When you read about websites in the mainstream press, you often hear about two kinds of consumer Internet properties. First, there are social, high-pageview sites like YouTube, Facebook, and MySpace. Secondly, you also have high-revenue/transactional sites like Monster, eHarmony, and PayPal. The former often have high pageviews but low(er) revenue streams, whereas the latter have directly monetizable activities.

It’s interesting to examine these two groups in more detail. For every web property, there’s a drive to maximize two things:

  1. The total pageviews generated
  2. The amount of revenue per pageview

Unfortunately, the two are often inversely correlated. Let’s discuss why.

How do you generate high pageview counts?
What are internet activities that people do every day? It’s a short list. Here are a couple broad categories I’d definitely put on the list:

  • Communication: Email, IM, forums, etc.
  • News: blogs, news content, etc.
  • Entertainment: music, videos, casual games, etc.

For me, my daily activities include going to Gmail, reading my RSS feeds, and occasionally going to YouTube to check out some new videos.

Unfortunately, the very stickiness of these sites drives down the value of each pageview. The reason is that ultimately, the highest value users are the ones are the ones about to buy something online. The closer you are to the transaction, the more value it is. Thus, e-commerce, travel, mortgage sites, etc are all fantastic at driving high monetization.

When you’re in the context to communicate or entertain, the furthest thing on your mind is to buy something. Thus, the CPMs on MySpace and Facebook are quite low, often way under $1 CPM.

How do you generate high revenue per pageview?
As mentioned earlier, the easiest way to generate revenue is to be close to the transaction. Another way to describe this is to capture “purchase intent.” If you can grab people right before they are ready to buy, then you can be a gatekeeper for online revenue. This is why businesses like comparison shopping engines or eHarmony or Monster are great at pocketing money directly from each transaction.

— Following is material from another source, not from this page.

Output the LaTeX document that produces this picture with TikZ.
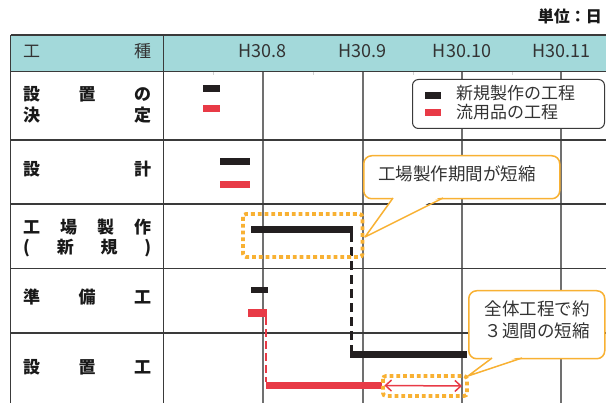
\documentclass[tikz,border=0pt]{standalone}
\usepackage{fontspec}
\setmainfont{Noto Sans CJK JP}
\usetikzlibrary{arrows.meta}
\definecolor{headteal}{HTML}{A3D9DA}
\definecolor{barblack}{HTML}{231F20}
\definecolor{barred}{HTML}{E83A46}
\definecolor{orng}{HTML}{F8B133}
\definecolor{gridgray}{HTML}{707070}
\definecolor{linedark}{HTML}{3A3A3A}
\definecolor{txtgray}{HTML}{333333}
\begin{document}
\begin{tikzpicture}[x=1pt,y=-1pt,
  cjkbox/.style={inner sep=0pt, text height=0.88em, text depth=0.12em},
  rowlbl/.style={cjkbox, anchor=west, text=black!90, font=\fontsize{17}{17}\selectfont\bfseries},
  headlbl/.style={cjkbox, anchor=west, text=txtgray, font=\fontsize{17}{17}\selectfont},
  mon/.style={cjkbox, text=txtgray, font=\fontsize{18}{18}\selectfont},
  bar/.style={inner sep=0pt, minimum height=7pt, anchor=west},
  blk/.style={bar, fill=barblack},
  rd/.style={bar, fill=barred},
  dotbox/.style={draw=orng, line width=3.8pt, dash pattern=on 3.8pt off 3pt, rounded corners=3pt},
  callout/.style={draw=orng, line width=1.5pt, fill=white, rounded corners=8pt},
  calltext/.style={cjkbox, text=txtgray, font=\fontsize{17.5}{17.5}\selectfont},
  legtext/.style={cjkbox, anchor=west, text=txtgray, font=\fontsize{17}{17}\selectfont},
  swatch/.style={inner sep=0pt, minimum width=16pt, minimum height=7pt, anchor=west}
]
\useasboundingbox (0,0) rectangle (606,403);
% unit
\node[cjkbox, anchor=east, font=\fontsize{16}{16}\selectfont\bfseries, text=black!90] (unit) at (602,19) {単位：日};
% header
\fill[headteal] (10.5,35) rectangle (606,71.5);
% faint ticks
\foreach \x in {213,313,413,512} \draw[gray!35, line width=0.8pt] (\x,71.5) -- (\x,75);
% month grid
\foreach \x in {263,362.5,462,561} \draw[gridgray, line width=2pt] (\x,71.5) -- (\x,403);
% row lines
\foreach \y in {35,71.5,140,204,268.5,333} \draw[linedark, line width=1.5pt] (10.5,\y) -- (606,\y);
\draw[linedark, line width=1.5pt] (10.5,35) -- (10.5,403);
\draw[linedark, line width=1pt] (163.5,35) -- (163.5,403);
% header labels
\node[headlbl] (hk) at (23,53.5) {\hbox to 128pt{工\hfil 種}};
\node[mon] (m8) at (262.5,53.5) {H30.8};
\node[mon] (m9) at (362.5,53.5) {H30.9};
\node[mon] (m10) at (462,53.5) {H30.10};
\node[mon] (m11) at (561.5,53.5) {H30.11};
% row labels
\node[rowlbl] (l1a) at (23,97) {\hbox to 128pt{設\hfil 置\hfil の}};
\node[rowlbl] (l1b) at (23,118) {\hbox to 128pt{決\hfil 定}};
\node[rowlbl] (l2) at (23,172) {\hbox to 128pt{設\hfil 計}};
\node[rowlbl] (l3a) at (23,230) {\hbox to 128pt{工\hfil 場\hfil 製\hfil 作}};
\node[rowlbl] (l3b) at (23,250) {\hbox to 128pt{(\hfil 新\hfil 規\hfil )}};
\node[rowlbl] (l4) at (23,300) {\hbox to 128pt{準\hfil 備\hfil 工}};
\node[rowlbl] (l5) at (23,370) {\hbox to 128pt{設\hfil 置\hfil 工}};
% legend
\node[draw=linedark, line width=1pt, rounded corners=6pt, fill=white, minimum width=192pt, minimum height=49pt, inner sep=0pt, anchor=north west] (legend) at (412,79) {};
\node[swatch, fill=barblack] (sw1) at (425,95.5) {};
\node[swatch, fill=barred] (sw2) at (425,113) {};
\node[legtext] (lt1) at (456,96) {新規製作の工程};
\node[legtext] (lt2) at (456,115) {流用品の工程};
% bars
\node[blk, minimum width=17pt] (b1) at (203,88.5) {};
\node[rd,  minimum width=17pt] (r1) at (203,108.5) {};
\node[blk, minimum width=30pt] (b2) at (220,162) {};
\node[rd,  minimum width=30pt] (r2) at (220,185) {};
\node[blk, minimum width=102pt] (b3) at (250.5,229.5) {};
\node[blk, minimum width=17pt, minimum height=6pt] (b4) at (250.5,290) {};
\node[rd,  minimum width=19pt, minimum height=8pt] (r4) at (248,313) {};
\node[blk, minimum width=117pt] (b5) at (350,354.5) {};
\node[rd,  minimum width=116pt] (r5) at (266,385.5) {};
% connectors
\draw[barblack, line width=2.6pt, dash pattern=on 9pt off 5pt] ([xshift=-1.3pt]b3.south east) -- ([xshift=-1.3pt]b3.south east |- b5.north);
\draw[barred, line width=2.6pt, dash pattern=on 8pt off 4pt] ([xshift=-1.3pt]r4.south east) -- ([xshift=-1.3pt]r4.south east |- r5.north);
\coordinate (ae) at (462,386);
\draw[barred, line width=1.5pt, {Straight Barb[length=6pt,width=11pt]}-{Straight Barb[length=6pt,width=11pt]}] ([xshift=2pt]r5.east) -- (ae);
% dotted boxes
\draw[dotbox] (243,214) rectangle (362.5,257);
\coordinate (d1) at (365,237);
\draw[dotbox] (383,376) rectangle (467,396);
\coordinate (d2) at (468,376);
% callout 1
\node[callout, minimum width=196pt, minimum height=43pt, inner sep=0pt, anchor=north west] (c1) at (363,155) {};
\fill[white] (394,196) -- (d1) -- (442,196) -- cycle;
\draw[orng, line width=1.5pt, line join=round] (393,198) -- (d1) -- (443,198);
\node[calltext] (c1t) at (457,177) {工場製作期間が短縮};
% callout 2
\node[callout, minimum width=136pt, minimum height=68pt, inner sep=0pt, anchor=north west] (c2) at (468,290) {};
\fill[white] (493,356) -- (d2) -- (521,356) -- cycle;
\draw[orng, line width=1.5pt, line join=round] (492,358) -- (d2) -- (522,358);
\node[calltext] (c2a) at (537,312) {全体工程で約};
\node[calltext] (c2b) at (537,333.5) {３週間の短縮};
\end{tikzpicture}
\end{document}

Yet at the same time, being close to the transaction creates the inverse issue, where the site won’t be something you use every day. Or you might use it in bursts, during a short transition point in your life (like job-hunting or finding a significant other), but nothing outside of that.

The clash of stickiness versus intent
So how can you reconcile this conflict between stickiness and intent? It’s definitely very hard, and companies try to solve it in different ways.

When you’re a site with minimal stickiness but great monetization, you end up trying to become more sticky by adding things like news or social features or entertainment.

When you’re a site with great stickiness but minimal revenue, you end up trying to capture more intent by segmenting out pieces of your site to carve out commercial portions. That might look like adding a “shopping tab” or adding a search bar, etc.

Check out for a site that successfully blends the two. The top bar has access to Travel, Shop, Finance, Careers, and Education, which are all monetizable things. Yet the stickiness of the site comes from the daily news and social functions.

Is search an exception?
One might say that search engines are actually an exception to the rule – actually they are not! Check out the top search queries across a bunch of different sites here. Of course, another source is the Google Zeitgeist.

What you’ll find is that the majority of searches are actually not very useful for search engines. Things like “sex” or “britney spears” are not actually very valuable searches.

Instead, you can think of search as a service that costs money for 80% of queries, which are on things like news, celebrity gossip, and other random topics. It’s the 20% of queries with commercially relevant value that also have advertisers bidding on the terms that drive all the revenue.

What’s the right approach? Focus on eyeballs or focus on revenues?
Ultimately, it seems like there are two concrete ways to approach the issue if you want to build a billion dollar, venture-fundable business:

  1. Build an eyeball company around a monetization engine
  2. Build a monetization engine on a large, sweeping high-value consumer need
  3. Build an eyeball company so huge that you win the category and get brand dollars

If you’re going to build a high-pageview “eyeball” company, then you’ll want to make sure you have a general sense on how to monetize it. Whether it’s semi-regular lead generation or virtual goods or whatever, you’ll mostly subsidizing social/news/entertainment activities with some revenue activities thrown in

If you’re doing a monetization like Monster or eHarmony, just make sure you build it in a category where everyone cares about the issue. Then although you won’t be sticky, you’ll get enough people churning through the system that they hand you lots of money. Also, in this case, you probably don’t want to use advertising dollars to support your business – charging by the transaction is probably more efficient, and people will likely pay up.

And finally, if you are hell bent to be one of the biggest websites in the world, you can eventually break into brand advertising through your sheer mass. But realize that this takes an enormous amount of venture funding to get to scale, and selling brand ads is like selling enterprise software – long sales cycles, relationship driven, and generally difficult.